Practical responses for readers include:
• developing media literacy and checking claims before sharing them
• investing in adaptable skills, especially communication and digital competence
• participating in local organizations, schools, or neighborhood initiatives
• building relationships across age, class, and cultural lines
• treating civic participation as a routine responsibility rather than an occasional performance

It is also worth resisting two common traps. The first is nostalgia that imagines a simpler past without remembering who was excluded from that simplicity. The second is fatalism that assumes modern problems are too large to influence. Healthy societies require realism without cynicism. Yes, technology can fragment attention. Yes, economic pressures can harden divisions. Yes, trust can weaken. But societies also renew themselves through reform, cooperation, education, and civic imagination. History does not move in a straight line, and decline is never the only possible story.

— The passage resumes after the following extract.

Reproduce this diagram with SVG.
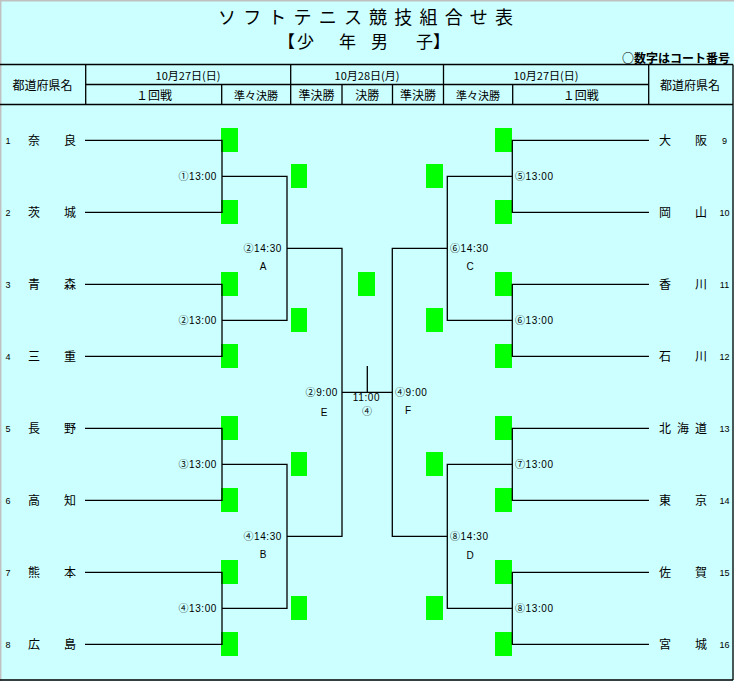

For students, workers, parents, voters, and community members, the challenge is not merely to observe society but to participate in it thoughtfully. Read widely. Ask better questions. Protect your attention. Support institutions that earn trust and challenge those that fail it. The modern world is noisy, fast, and often contradictory, yet it remains deeply human. Beneath every trend line are people trying to live meaningful lives. Understanding that simple fact is one of the best ways to stay informed without becoming overwhelmed, and engaged without becoming bitter.